Directions for this task -> Print nothing but the lines from the start of the listing below through the line that contains "from matplotlib.patches import Patch". Do not include the pictures.

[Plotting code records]
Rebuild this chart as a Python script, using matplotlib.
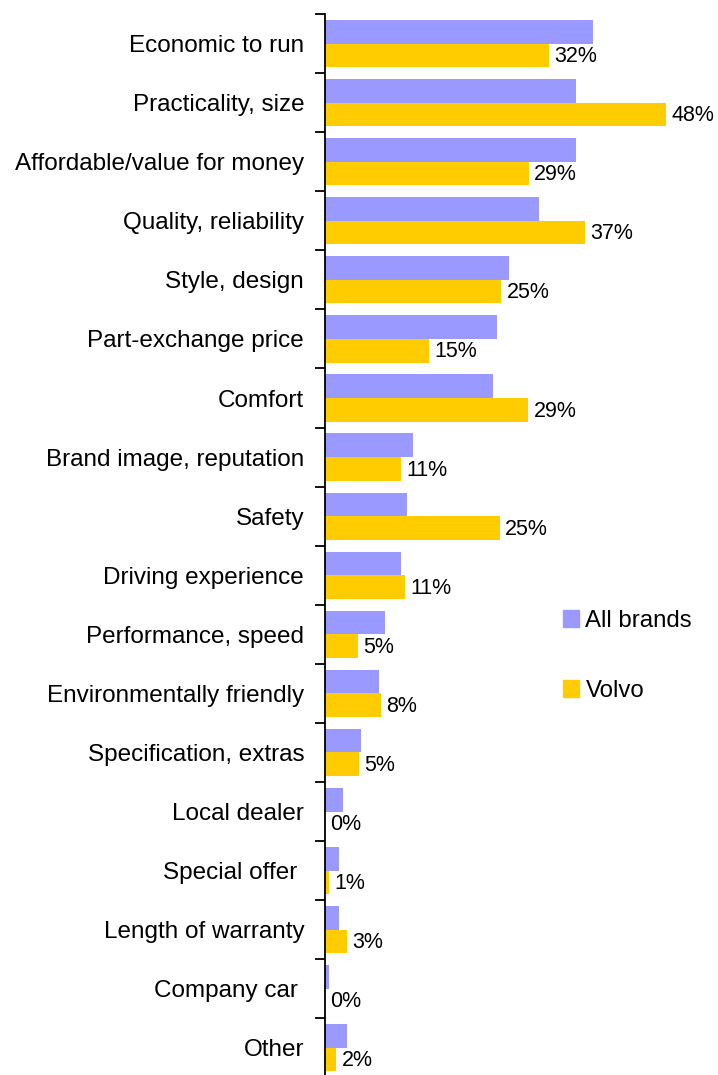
import matplotlib
matplotlib.use("Agg")
import matplotlib.pyplot as plt
from matplotlib.patches import Patch

categories = ["Economic to run", "Practicality, size", "Affordable/value for money",
              "Quality, reliability", "Style, design", "Part-exchange price", "Comfort",
              "Brand image, reputation", "Safety", "Driving experience",
              "Performance, speed", "Environmentally friendly", "Specification, extras",
              "Local dealer", "Special offer ", "Length of warranty", "Company car ", "Other"]
all_brands = [37.7, 35.4, 35.4, 30.1, 25.9, 24.2, 23.7, 12.4, 11.5, 10.7,
              8.5, 7.6, 5.1, 2.5, 2.0, 2.0, 0.6, 3.1]
volvo = [31.6, 48.0, 28.7, 36.6, 24.8, 14.6, 28.6, 10.7, 24.6, 11.3,
         4.6, 7.9, 4.8, 0.0, 0.6, 3.05, 0.0, 1.6]
series_names = ["All brands", "Volvo"]
colors = ["#9999FF", "#FFCC00"]

plt.rcParams['font.family'] = ['Liberation Sans', 'DejaVu Sans']
W, H = 718, 1075
fig = plt.figure(figsize=(W / 100, H / 100), dpi=100)
ax_left = 325 / W
ax_right = 715.5 / W
ax_top = 1 - 14 / H
ax_bottom = -2.4 / H
ax = fig.add_axes([ax_left, ax_bottom, ax_right - ax_left, ax_top - ax_bottom])

n = len(categories)
ypos = list(range(n))
bh = 0.4
ax.barh([y - bh / 2 for y in ypos], all_brands, height=bh, color=colors[0], label=series_names[0])
ax.barh([y + bh / 2 for y in ypos], volvo, height=bh, color=colors[1], label=series_names[1])

for y, v in zip(ypos, volvo):
    ax.text(v + 0.75, y + bh / 2 + 0.02, "%d%%" % round(v), va="center", ha="left", fontsize=15.5)

ax.set_xlim(0, 55)
ax.set_ylim(n - 0.5, -0.5)
ax.set_yticks(ypos)
ax.set_yticklabels(categories, fontsize=17.5)
ax.tick_params(axis="y", which="major", length=0, pad=15)
ax.set_yticks([i - 0.5 for i in range(n + 1)], minor=True)
ax.tick_params(axis="y", which="minor", length=7, width=1.3, direction="out")
ax.set_xticks([])
for s in ["top", "right", "bottom"]:
    ax.spines[s].set_visible(False)
ax.spines["left"].set_linewidth(1.3)

handles = [Patch(color=colors[0]), Patch(color=colors[1])]
fig.legend(handles, series_names, loc="upper left", bbox_to_anchor=(553 / W, 1 - 600 / H),
           frameon=False, fontsize=17.3, handlelength=0.7, handleheight=0.7,
           handletextpad=0.25, labelspacing=2.0, borderaxespad=0)

fig.savefig("out.png", dpi=100)
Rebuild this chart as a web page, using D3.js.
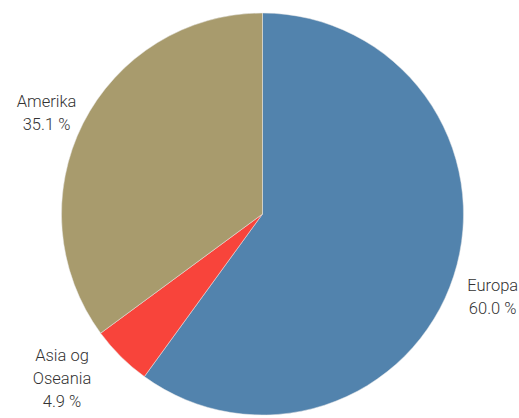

Response ->
Rebuild this chart as a Python script, using matplotlib.
import matplotlib
matplotlib.use("Agg")
import matplotlib.pyplot as plt
from matplotlib.patches import Patch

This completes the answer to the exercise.